100. La Cour relève en second lieu que le droit interne prévoit un contrôle juridictionnel portant à la fois sur la légalité et sur la proportionnalité des mesures d’assignation à résidence prises sur ce fondement (paragraphes 42‑44 ci-dessus), celui-ci pouvant être opéré à très bref délai dans le cadre de la procédure de référé-liberté (Pagerie, précité, §§ 75 et 190). Un tel contrôle juridictionnel revêt une particulière importance lorsque les autorités exécutives se voient conférer des prérogatives extraordinaires dans une situation de crise majeure, comme le prévoit la loi en cause.
101. Dans ces conditions, la Cour n’aperçoit pas de raison de se départir de sa précédente appréciation et réaffirme que la base légale des mesures litigieuses était prévisible.
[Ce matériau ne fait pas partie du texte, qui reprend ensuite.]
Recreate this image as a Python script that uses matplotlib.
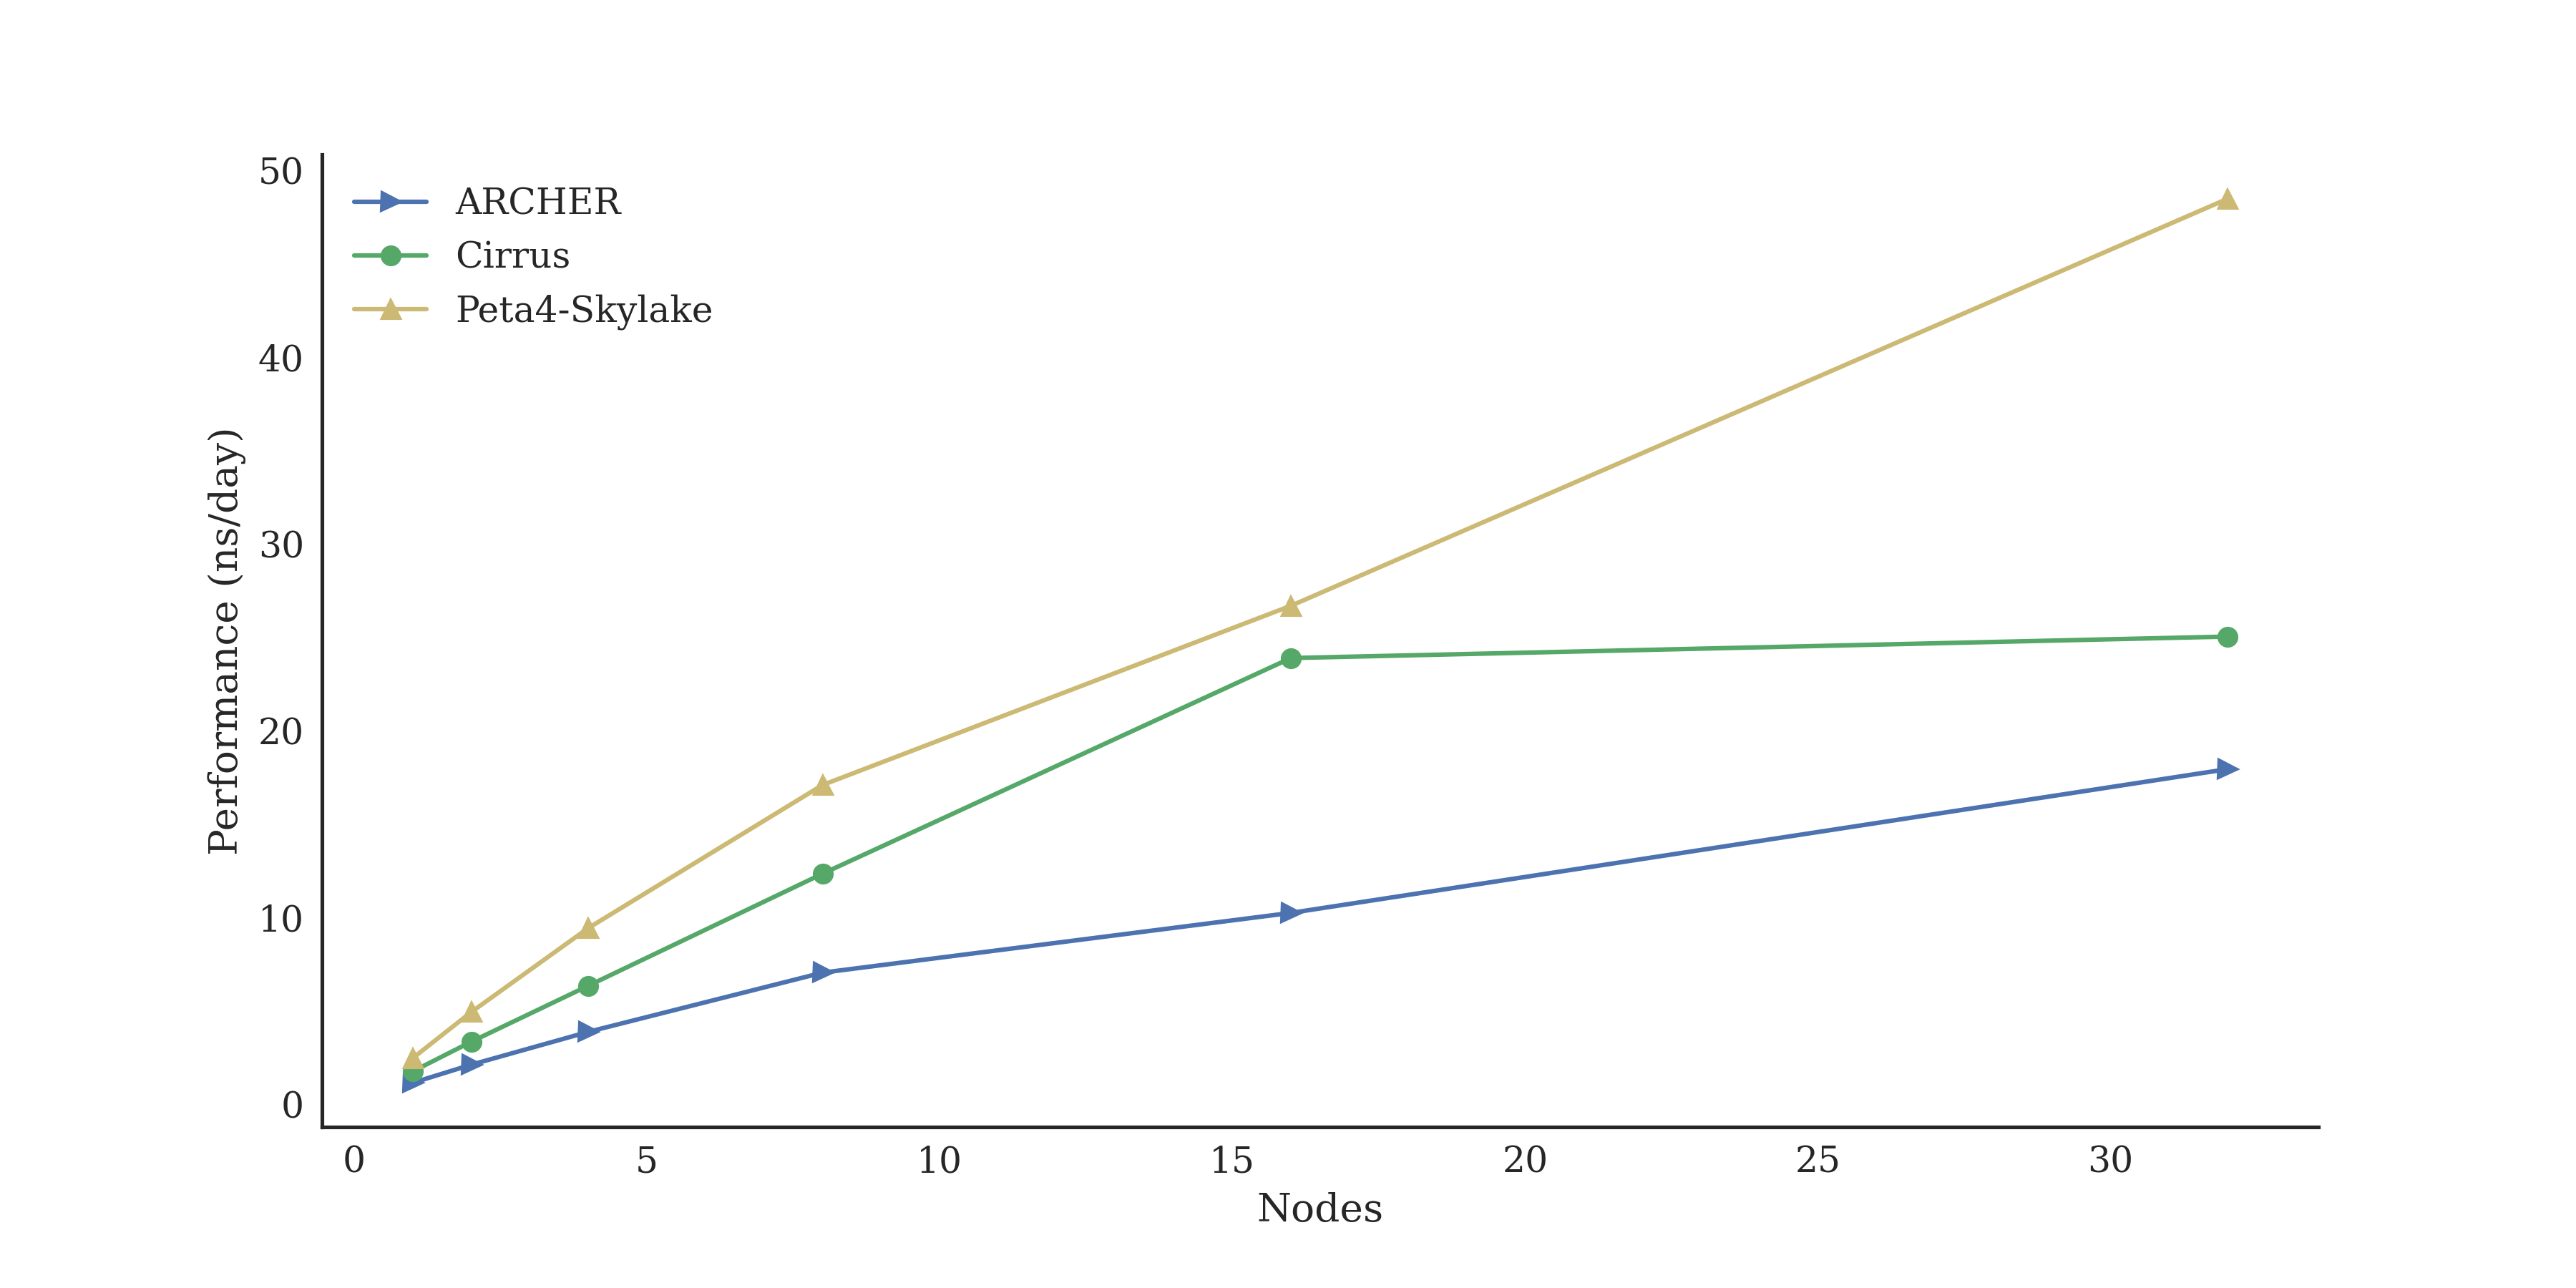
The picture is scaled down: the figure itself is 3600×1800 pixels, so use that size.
import numpy as np
import matplotlib
matplotlib.use("Agg")
import matplotlib.pyplot as plt
import seaborn as sns

sns.set_theme(style="white", context="notebook", font_scale=1.1)
plt.rcParams['font.family'] = ['DejaVu Serif']

nodes = [1, 2, 4, 8, 16, 32]
archer = [1.15, 2.12, 3.88, 7.05, 10.25, 17.95]
cirrus = [1.76, 3.35, 6.35, 12.35, 23.9, 25.05]
peta4  = [2.47, 4.94, 9.44, 17.1, 26.7, 48.5]

fig, ax = plt.subplots(figsize=(12, 6), dpi=300)
fig.subplots_adjust(left=0.125, right=0.9, bottom=0.125, top=0.88)
ax.plot(nodes, archer, marker='>', color='#4C72B0', label='ARCHER')
ax.plot(nodes, cirrus, marker='o', color='#55A868', label='Cirrus')
ax.plot(nodes, peta4,  marker='^', color='#CCB974', label='Peta4-Skylake')

ax.set_xlabel('Nodes')
ax.set_ylabel('Performance (ns/day)')
ax.tick_params(length=0, pad=6)
ax.legend(loc='upper left', frameon=False)
sns.despine()
for s in ['left', 'bottom']:
    ax.spines[s].set_color('#262626')
    ax.spines[s].set_linewidth(1.25)

fig.savefig('out.png', dpi=300)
Elle doit cependant s’assurer que ces garanties ont été mises en œuvre de façon effective, et en particulier que l’existence d’un lien suffisant entre les mesures prises et le cadre de l’état d’urgence a été contrôlée. Elle procédera à ce contrôle lors de l’examen de la nécessité des mesures litigieuses, ces deux questions étant étroitement liées (voir, mutatis mutandis, Kvasnica c. Slovaquie, no 72094/01, §§ 83-84, 9 juin 2009, et Dragojević c. Croatie, no 68955/11, § 89, 15 janvier 2015).
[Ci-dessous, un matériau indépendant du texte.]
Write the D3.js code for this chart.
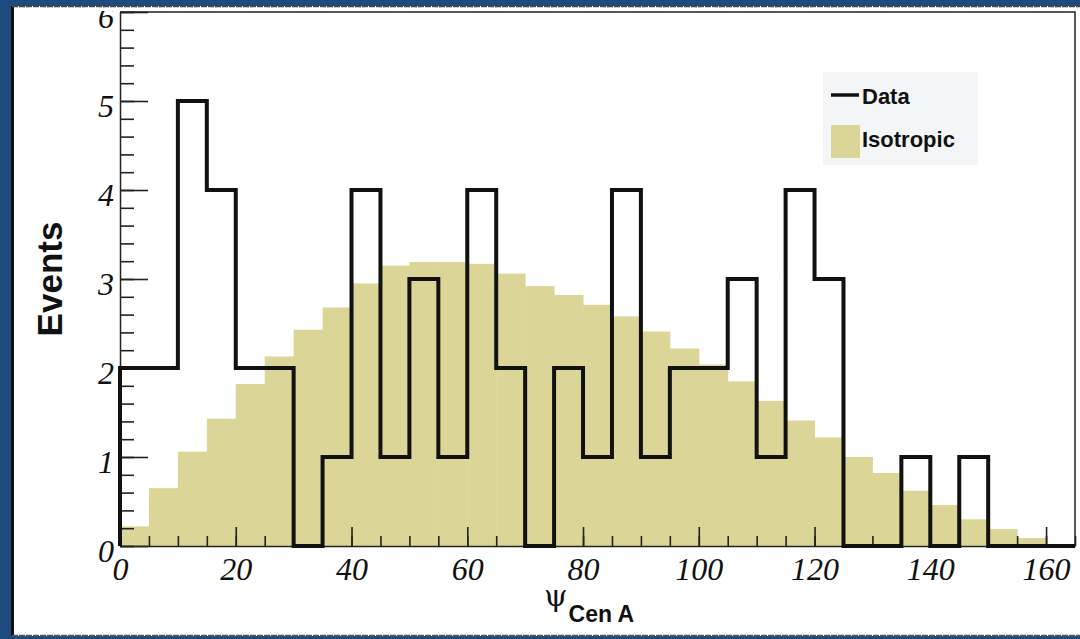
<!DOCTYPE html>
<html>
<head>
<meta charset="utf-8">
<script src="https://cdn.jsdelivr.net/npm/d3@7"></script>
<style>
  html, body { margin: 0; padding: 0; background: #1f4a7e; }
  svg { display: block; }
</style>
</head>
<body>
<svg id="chart" width="1080" height="639"></svg>
<script>
// Bin lower edges (degrees), 5-degree bins
const binEdges = d3.range(0, 165, 5);
// Observed event counts per bin
const dataCounts = [2, 2, 5, 4, 2, 2, 0, 1, 4, 1, 3, 1, 4, 2, 0, 2, 1, 4, 1, 2, 2, 3, 1, 4, 3, 0, 0, 1, 0, 1, 0, 0, 0];
// Expected counts for an isotropic sky
const isoCounts = [0.22, 0.65, 1.06, 1.43, 1.82, 2.13, 2.43, 2.68, 2.95, 3.15, 3.19, 3.19, 3.17, 3.06, 2.92, 2.82, 2.71, 2.58, 2.41, 2.22, 2.04, 1.85, 1.63, 1.41, 1.22, 1.00, 0.82, 0.62, 0.46, 0.30, 0.19, 0.09, 0];
const binWidth = 5;
const xTickValues = [0, 20, 40, 60, 80, 100, 120, 140, 160];
const yTickValues = [0, 1, 2, 3, 4, 5, 6];
const legendLabels = ["Data", "Isotropic"];

const svg = d3.select("#chart");

// canvas panel
svg.append("rect").attr("x", 12).attr("y", 6).attr("width", 1080).attr("height", 630).attr("fill", "#ffffff");
svg.append("line").attr("x1", 12.5).attr("x2", 12.5).attr("y1", 6).attr("y2", 636)
  .attr("stroke", "#111").attr("stroke-width", 3);
svg.append("line").attr("x1", 12).attr("x2", 1080).attr("y1", 6.5).attr("y2", 6.5)
  .attr("stroke", "#444").attr("stroke-width", 1.5).attr("stroke-dasharray", "6 1");
svg.append("line").attr("x1", 12).attr("x2", 1080).attr("y1", 635.5).attr("y2", 635.5)
  .attr("stroke", "#555").attr("stroke-width", 1.5).attr("stroke-dasharray", "6 1");

const x = d3.scaleLinear().domain([0, 165]).range([120, 1075]);
const y = d3.scaleLinear().domain([0, 6]).range([546, 12]);

// isotropic expectation, filled bars
svg.append("g").selectAll("rect")
  .data(binEdges.map((e, i) => ({ e, v: isoCounts[i] })))
  .join("rect")
  .attr("x", d => x(d.e))
  .attr("width", d => x(d.e + binWidth) - x(d.e) + 0.5)
  .attr("y", d => y(d.v))
  .attr("height", d => y(0) - y(d.v))
  .attr("fill", "#dbd698");

// frame top / right
svg.append("path")
  .attr("d", `M${x(0)},${y(6)}H${x(165)}V${y(0)}`)
  .attr("fill", "none").attr("stroke", "#222").attr("stroke-width", 1.5);

const tickFont = "'Liberation Serif', 'Times New Roman', serif";

// y axis: minor ticks
svg.append("g").attr("transform", `translate(${x(0)},0)`)
  .call(d3.axisLeft(y).tickValues(d3.range(0, 6.001, 0.2)).tickSize(-14).tickSizeOuter(0).tickFormat(""))
  .call(g => g.selectAll("line").attr("stroke", "#222").attr("stroke-width", 1.6))
  .call(g => g.select(".domain").attr("stroke", "#222").attr("stroke-width", 1.5));

// y axis: major ticks and labels (labels clipped at the pad top)
svg.append("defs").append("clipPath").attr("id", "ylab-clip")
  .append("rect").attr("x", -200).attr("y", 11).attr("width", 400).attr("height", 620);
svg.append("g").attr("transform", `translate(${x(0)},0)`)
  .call(d3.axisLeft(y).tickValues(yTickValues).tickSize(-28).tickSizeOuter(0).tickPadding(6).tickFormat(d3.format("d")))
  .call(g => g.select(".domain").remove())
  .call(g => g.selectAll("line").attr("stroke", "#222").attr("stroke-width", 1.6))
  .call(g => g.selectAll("text").attr("dy", 15)
    .attr("font-family", tickFont).attr("font-style", "italic").attr("font-size", 32).attr("fill", "#111"))
  .attr("clip-path", "url(#ylab-clip)");

// x axis: minor ticks
svg.append("g").attr("transform", `translate(0,${y(0)})`)
  .call(d3.axisBottom(x).tickValues(d3.range(0, 165.001, 5)).tickSize(-10).tickSizeOuter(0).tickFormat(""))
  .call(g => g.selectAll("line").attr("stroke", "#222").attr("stroke-width", 1.6))
  .call(g => g.select(".domain").attr("stroke", "#222").attr("stroke-width", 1.5));

// x axis: major ticks and labels
svg.append("g").attr("transform", `translate(0,${y(0)})`)
  .call(d3.axisBottom(x).tickValues(xTickValues).tickSize(-19).tickSizeOuter(0).tickPadding(11).tickFormat(d3.format("d")))
  .call(g => g.select(".domain").remove())
  .call(g => g.selectAll("line").attr("stroke", "#222").attr("stroke-width", 1.6))
  .call(g => g.selectAll("text")
    .attr("font-family", tickFont).attr("font-style", "italic").attr("font-size", 32).attr("fill", "#111"));

// observed data as a step outline
const stepPts = [[0, 0]].concat(binEdges.map((e, i) => [e, dataCounts[i]]), [[165, 0]]);
svg.append("path")
  .datum(stepPts)
  .attr("d", d3.line().x(d => x(d[0])).y(d => y(d[1])).curve(d3.curveStepAfter))
  .attr("fill", "none").attr("stroke", "#111").attr("stroke-width", 4)
  .attr("stroke-linejoin", "miter");

// axis titles
svg.append("text")
  .attr("transform", "translate(62,279) rotate(-90)")
  .attr("text-anchor", "middle")
  .attr("font-family", "'Liberation Sans', Arial, sans-serif")
  .attr("font-weight", "bold").attr("font-size", 35).attr("fill", "#111")
  .text("Events");

const xt = svg.append("text").attr("x", 544).attr("y", 606).attr("fill", "#111");
xt.append("tspan").attr("font-family", "'DejaVu Serif', serif").attr("font-size", 30).text("ψ");
xt.append("tspan").attr("dx", 1).attr("dy", 16)
  .attr("font-family", "'Liberation Sans', Arial, sans-serif").attr("font-weight", "bold").attr("font-size", 23)
  .text("Cen A");

// legend
const lg = svg.append("g");
lg.append("rect").attr("x", 823).attr("y", 72).attr("width", 155).attr("height", 93).attr("fill", "#f4f5f7");
lg.append("line").attr("x1", 831).attr("x2", 859).attr("y1", 95).attr("y2", 95)
  .attr("stroke", "#111").attr("stroke-width", 3.5);
lg.append("rect").attr("x", 831).attr("y", 125).attr("width", 29).attr("height", 33).attr("fill", "#dbd698");
lg.selectAll("text").data(legendLabels).join("text")
  .attr("x", 862).attr("y", (d, i) => i === 0 ? 104 : 147)
  .attr("font-family", "'Liberation Sans', Arial, sans-serif")
  .attr("font-weight", "bold").attr("font-size", 22).attr("fill", "#111")
  .text(d => d);
</script>
</body>
</html>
b) Sur la nécessité de la restriction litigieuse et la mise en œuvre des garanties contre l’arbitraire
1. Principes généraux
102. La Cour rappelle qu’une ingérence dans la liberté de circulation est considérée comme « nécessaire dans une société démocratique » si elle répond à un besoin social impérieux et si elle est proportionnée au but poursuivi. Il faut que les motifs invoqués par les autorités nationales pour la justifier apparaissent pertinents et suffisants (Nada c. Suisse [GC], no 10593/08, § 181, CEDH 2012). Les autorités nationales compétentes disposent en la matière d’une certaine marge d’appréciation (Nada, précité, § 184, et Olivieira c. Pays-Bas, no 33129/96, § 64, CEDH 2002-IV).
103. Toutefois, une restriction à la liberté de circulation ne peut être justifiée, dans une affaire donnée, que s’il existe des indices clairs d’une véritable exigence d’intérêt public prévalant sur le droit de l’individu à la liberté de circulation (Hajibeyli c. Azerbaïdjan, no 16528/05, § 63, 10 juillet 2008, Nalbantski c. Bulgarie, no 30943/04, § 65, 10 février 2011, et Popoviciu c. Roumanie, no 52942/09, § 91, 1er mars 2016).
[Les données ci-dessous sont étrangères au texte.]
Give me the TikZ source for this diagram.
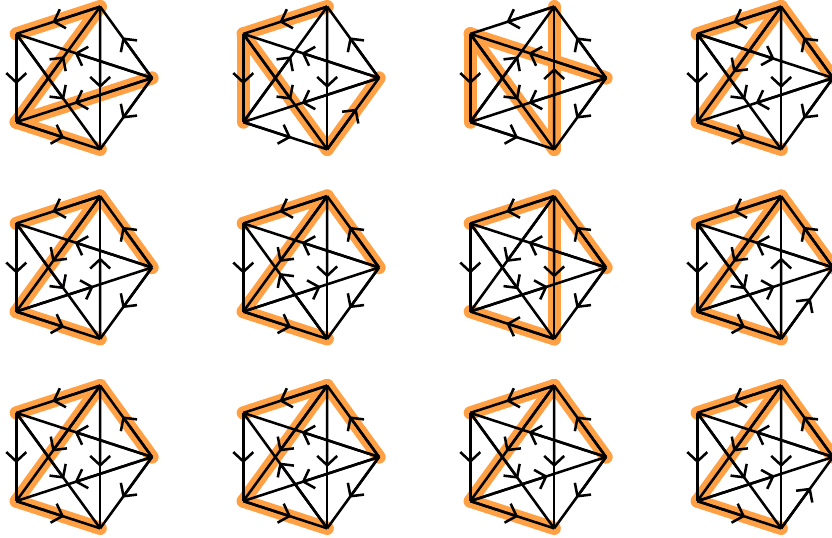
\documentclass[tikz,border=0pt]{standalone}
\usetikzlibrary{arrows.meta,calc}
\definecolor{treeorange}{RGB}{255,160,68}
\tikzset{
  treeedge/.style={draw=treeorange,line width=10pt,line cap=round,line join=round},
  arcedge/.style={draw=black,line width=1.9pt},
  arctip/.style={draw=black,line width=1.9pt,-{Straight Barb[length=7pt,width=15pt]}}
}
\newcommand\kpanel[5]{%
  \begin{scope}[shift={(#2,#3)}]
    \foreach \n/\ang in {A/0,B/72,C/144,D/216,E/288}
      \coordinate (#1\n) at (\ang:75);
    \foreach \u/\v in {#4} \draw[treeedge] (#1\u) -- (#1\v);
    \foreach \u/\v in {#5} {
      \draw[arcedge] (#1\u) -- (#1\v);
      \draw[arctip] (#1\u) -- ($(#1\u)!0.57!(#1\v)$);
    }
  \end{scope}}
\begin{document}
\begin{tikzpicture}[x=0.75pt,y=0.75pt]
\useasboundingbox (0,0) rectangle (832,538);
\clip (0,0) rectangle (832,538);
% row 1
\kpanel{p1}{77}{460}{B/C,B/D,A/D,D/E}{B/C,A/B,C/D,D/E,A/E,B/E,A/C,A/D,D/B,C/E}
\kpanel{p2}{304}{460}{B/C,C/D,C/E,E/A}{B/C,A/B,C/D,D/E,E/A,B/E,A/C,A/D,D/B,C/E}
\kpanel{p3}{531}{460}{C/D,C/E,A/C,E/B}{B/C,A/B,C/D,D/E,A/E,E/B,A/C,A/D,D/B,C/E}
\kpanel{p4}{758}{460}{B/C,B/D,A/B,D/E}{B/C,A/B,C/D,D/E,A/E,B/E,C/A,A/D,B/D,C/E}
% row 2
\kpanel{p5}{77}{270.5}{B/C,B/D,A/B,D/E}{B/C,A/B,C/D,D/E,A/E,E/B,A/C,D/A,B/D,C/E}
\kpanel{p6}{304}{270.5}{B/C,B/D,A/B,D/E}{B/C,A/B,C/D,D/E,A/E,B/E,A/C,D/A,B/D,E/C}
\kpanel{p7}{531}{270.5}{B/C,A/B,B/E,E/D}{B/C,A/B,C/D,E/D,A/E,B/E,A/C,D/A,B/D,C/E}
\kpanel{p8}{758}{270.5}{B/C,B/D,A/B,D/E}{B/C,A/B,C/D,D/E,E/A,E/B,A/C,D/A,B/D,C/E}
% row 3
\kpanel{p9}{77}{81}{B/C,B/D,A/B,D/E}{B/C,A/B,C/D,D/E,A/E,B/E,A/C,A/D,B/D,C/E}
\kpanel{p10}{304}{81}{B/C,B/D,A/B,D/E}{B/C,A/B,C/D,D/E,A/E,B/E,A/C,A/D,B/D,E/C}
\kpanel{p11}{531}{81}{B/C,B/D,A/B,D/E}{B/C,A/B,C/D,D/E,A/E,B/E,A/C,D/A,B/D,C/E}
\kpanel{p12}{758}{81}{B/C,B/D,A/B,D/E}{B/C,A/B,C/D,D/E,E/A,B/E,A/C,D/A,B/D,C/E}
\end{tikzpicture}
\end{document}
104. La nature et la gravité du risque qu’une mesure préventive vise à combattre constituent toujours des facteurs importants dans l’appréciation de sa proportionnalité (Kurt c. Autriche [GC], no 62903/15, § 183, 15 juin 2021, et Pagerie, précité, § 201). De telles mesures doivent être fondées sur des éléments concrets et réellement révélateurs de l’actualité du risque dont elles visent à éviter la réalisation (Pagerie, précité, § 194 et références citées). Les mesures préventives individuelles doivent être adoptées eu égard au comportement ou aux actes de la personne concernée, à la suite d’une évaluation individuelle et circonstanciée du risque considéré (Avis consultatif sur le refus d’autoriser une personne à exercer la profession d’agent de sécurité ou de gardiennage en raison de sa proximité avec un mouvement religieux ou de son appartenance à celui-ci, demande no P16‑2023-001, Conseil d’État belge, §§ 97-98 et 100-101, 14 décembre 2023). Cette évaluation peut notamment porter sur les antécédents de la personne concernée, mais aussi sur son degré d’appartenance à un mouvement considéré comme dangereux ou sur son comportement en société (ibidem, §§ 97 et 110).
105. Lorsque la Cour examine la sévérité d’une restriction, elle tient particulièrement compte de sa durée (Nikiforenko c. Ukraine, no 14613/03, § 56, 18 février 2010).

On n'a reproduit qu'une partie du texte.